Pressing the left key and holding it will toggle the back light. Pressing the right key and holding it will cause the scope to do an auto set when you release the key. So operation is simple, but then again, the results are simple as well.
I was afraid the UART output would present a small problem since the scope doesn’t offer a choice between auto and normal trigger modes directly. However, it appears that when the trigger mode icon looks like a plain square wave, it is in auto mode. If you select a rising or falling edge, the scope enters normal mode. That means that until a trigger occurs, the instrument will hold the last image. That makes the UART output easy to capture.
Notice the arrow on the falling edge of the square wave in the trigger mode icon? That’s normal triggering on the falling edge. There is no single trigger mode, although if you are quick enough you can press the hold button, though that can be frustrating.
As I mentioned in the first installment, if you are buying one scope, you ought to try to buy something better than this. You can easily get a nice new scope for a few hundred dollars and used scopes can be found that don’t cost any more than either of these two. However, these little scopes do have their place. The Wave Rambler gives you almost as good performance as a traditional scope, as long as you have a PC nearby, only need one channel, and are reasonably dexterous. The EM125, on the other hand, has edged out my normal volt meter in my travel tool kit. Having a scope–even a limited one–is so much better than just having a junk meter, that it is worth the investment.

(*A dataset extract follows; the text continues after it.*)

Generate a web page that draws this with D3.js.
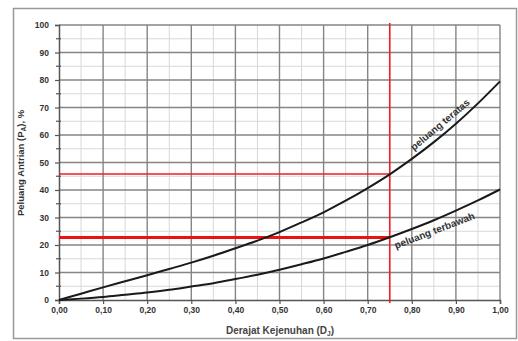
<!DOCTYPE html>
<html>
<head>
<meta charset="utf-8">
<script src="https://cdn.jsdelivr.net/npm/d3@7"></script>
<style>
  body { margin: 0; background: #fff; }
  text { font-family: "Liberation Sans", Arial, sans-serif; }
</style>
</head>
<body>
<div id="chart"></div>
<script>
// degree of saturation (x) and queue probability % (y)
var dj = [0, 0.05, 0.10, 0.15, 0.20, 0.25, 0.30, 0.35, 0.40, 0.45, 0.50,
          0.55, 0.60, 0.65, 0.70, 0.75, 0.80, 0.85, 0.90, 0.95, 1.00];
var upper = [0, 2.3, 4.6, 6.8, 9.0, 11.3, 13.6, 16.1, 18.8, 21.6, 24.7,
             28.2, 31.9, 36.1, 40.7, 45.7, 51.3, 57.4, 64.1, 71.5, 79.5];
var lower = [0, 0.5, 1.1, 1.9, 2.7, 3.7, 4.9, 6.1, 7.6, 9.2, 11.0,
             13.0, 15.1, 17.5, 20.0, 22.8, 25.8, 29.0, 32.5, 36.2, 40.2];
var xTicks = [0, 0.1, 0.2, 0.3, 0.4, 0.5, 0.6, 0.7, 0.8, 0.9, 1.0];
var yTicks = [0, 10, 20, 30, 40, 50, 60, 70, 80, 90, 100];
// red reading lines
var readX = 0.75;
var readUpper = 45.8;
var readLower = 22.7;

var width = 518, height = 341;
var svg = d3.select("#chart").append("svg")
    .attr("width", width).attr("height", height);

svg.append("rect")
    .attr("x", 13.5).attr("y", 8.5).attr("width", 503).attr("height", 330)
    .attr("fill", "#fff").attr("stroke", "#999").attr("stroke-width", 1.5);

var x = d3.scaleLinear().domain([0, 1]).range([59, 500]);
var y = d3.scaleLinear().domain([0, 100]).range([300, 25]);

var g = svg.append("g");

// minor grid
var minorX = d3.range(0.05, 1, 0.1);
var minorY = d3.range(5, 100, 10);
g.selectAll(".mx").data(minorX).enter().append("line")
    .attr("x1", d => x(d)).attr("x2", d => x(d))
    .attr("y1", y(0)).attr("y2", y(100))
    .attr("stroke", "#d8d8d8").attr("stroke-width", 1);
g.selectAll(".my").data(minorY).enter().append("line")
    .attr("x1", x(0)).attr("x2", x(1))
    .attr("y1", d => y(d)).attr("y2", d => y(d))
    .attr("stroke", "#d8d8d8").attr("stroke-width", 1);

// major grid
g.selectAll(".gx").data(xTicks.slice(1)).enter().append("line")
    .attr("x1", d => x(d)).attr("x2", d => x(d))
    .attr("y1", y(0)).attr("y2", y(100))
    .attr("stroke", "#858585").attr("stroke-width", 1.4);
g.selectAll(".gy").data(yTicks.slice(1)).enter().append("line")
    .attr("x1", x(0)).attr("x2", x(1))
    .attr("y1", d => y(d)).attr("y2", d => y(d))
    .attr("stroke", "#858585").attr("stroke-width", 1.4);

// axes
var fmt = d => d.toFixed(2).replace(".", ",");
var xAxis = g.append("g").attr("transform", "translate(0," + y(0) + ")")
    .call(d3.axisBottom(x).tickValues(xTicks).tickFormat(fmt).tickSize(4).tickPadding(3));
var yAxis = g.append("g").attr("transform", "translate(" + x(0) + ",0)")
    .call(d3.axisLeft(y).tickValues(yTicks).tickSize(4).tickPadding(6));
[xAxis, yAxis].forEach(a => {
  a.select(".domain").attr("stroke", "#555").attr("stroke-width", 1.5);
  a.selectAll(".tick line").attr("stroke", "#555").attr("stroke-width", 1.2);
  a.selectAll("text").attr("fill", "#333").attr("font-size", 8.5)
      .attr("font-weight", "bold");
});
// minor ticks on y axis
g.selectAll(".mt").data(minorY).enter().append("line")
    .attr("x1", x(0) - 3).attr("x2", x(0) + 2)
    .attr("y1", d => y(d)).attr("y2", d => y(d))
    .attr("stroke", "#555").attr("stroke-width", 1.2);

// red reading lines
g.append("line")
    .attr("x1", x(readX)).attr("x2", x(readX))
    .attr("y1", y(100) - 2).attr("y2", y(0) + 3)
    .attr("stroke", "#ee1c24").attr("stroke-width", 1.6);
g.append("line")
    .attr("x1", x(0)).attr("x2", x(readX))
    .attr("y1", y(readUpper)).attr("y2", y(readUpper))
    .attr("stroke", "#ee1c24").attr("stroke-width", 1.6);
g.append("line")
    .attr("x1", x(0)).attr("x2", x(readX))
    .attr("y1", y(readLower)).attr("y2", y(readLower))
    .attr("stroke", "#ee1111").attr("stroke-width", 3);

// curves
var line = d3.line().x((d, i) => x(dj[i])).y(d => y(d)).curve(d3.curveMonotoneX);
[upper, lower].forEach(s => {
  g.append("path").attr("d", line(s))
      .attr("fill", "none").attr("stroke", "#1a1a1a").attr("stroke-width", 2);
});

// curve labels
svg.append("text")
    .attr("transform", "translate(414,151) rotate(-40)")
    .attr("font-size", 10).attr("font-weight", "bold").attr("fill", "#333")
    .text("peluang teratas");
svg.append("text")
    .attr("transform", "translate(396,249) rotate(-21)")
    .attr("font-size", 10).attr("font-weight", "bold").attr("fill", "#333")
    .text("peluang terbawah");

// axis titles
var yt = svg.append("text")
    .attr("transform", "translate(24,163) rotate(-90)")
    .attr("text-anchor", "middle")
    .attr("font-size", 9.5).attr("font-weight", "bold").attr("fill", "#333");
yt.append("tspan").text("Peluang Antrian (P");
yt.append("tspan").attr("font-size", 6.5).attr("dy", 2).text("A");
yt.append("tspan").attr("dy", -2).text("), %");

var xt = svg.append("text")
    .attr("x", 280).attr("y", 334)
    .attr("text-anchor", "middle")
    .attr("font-size", 10).attr("font-weight", "bold").attr("fill", "#444");
xt.append("tspan").text("Derajat Kejenuhan (D");
xt.append("tspan").attr("font-size", 6.5).attr("dy", 2).text("J");
xt.append("tspan").attr("dy", -2).text(")");
</script>
</body>
</html>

Of course, if you really want portability, maybe you’d be interested in a watch. If $100 or even $400 is too cheap for your blue blood, maybe you’d like a 62 GHz scope, instead. If you decide on that one, you might want to cash in a Powerball ticket first. That scope runs about a half million dollars!
3 thoughts on “Two Portable Oscilloscopes: Shootout”
I have a Hitachi 20MHz dual-trace scope that I bought back at the dawn of recorded time, but a couple of years back I sprang for one of these: http://www.seeedstudio.com/depot/DSO-Nano-v2-p-681.html. I wasn’t expecting a whole lot… but it’s been surprisingly useful for sub 200 kHz work, and especially with microcontrollers, serial interfaces etc.
I got the v3 a year ago or so. It is a lovely little thing
I’ve also read the old article where the 15$ ‘scopes’ were dismissed, but I recently (1 month ago) bought a DSO138 – ‘some assembly required’ – and it’s the most portable scope I’ve had for less than the price of an original arduino.
I stuck a 9V battery clip to it since it won’t run with only 5V: it needs to generate the negative rail.
For most real-world scenarios you don’t really needs a 1Ghz scope, a few years (decades) ago they weren’t even around.
In my case I need to see the waveform coming from my motorcycle’s speed sensor since I suspect the magnets driving the Hall sensors have degraded which makes the speedometer cut out. I also need to stick a current clamp to see the current draw while cranking to see whether the wires are falling apart or the starter is shorted.
I have an e-bike which boasts CAN support and can take a fancier ‘dashboard’. This means they must be sending somehow CAN signals on one of the 4 wires.
For the above cases a 2Msps scope will do and with a printed/lasercut case and a 9V battery you’re set.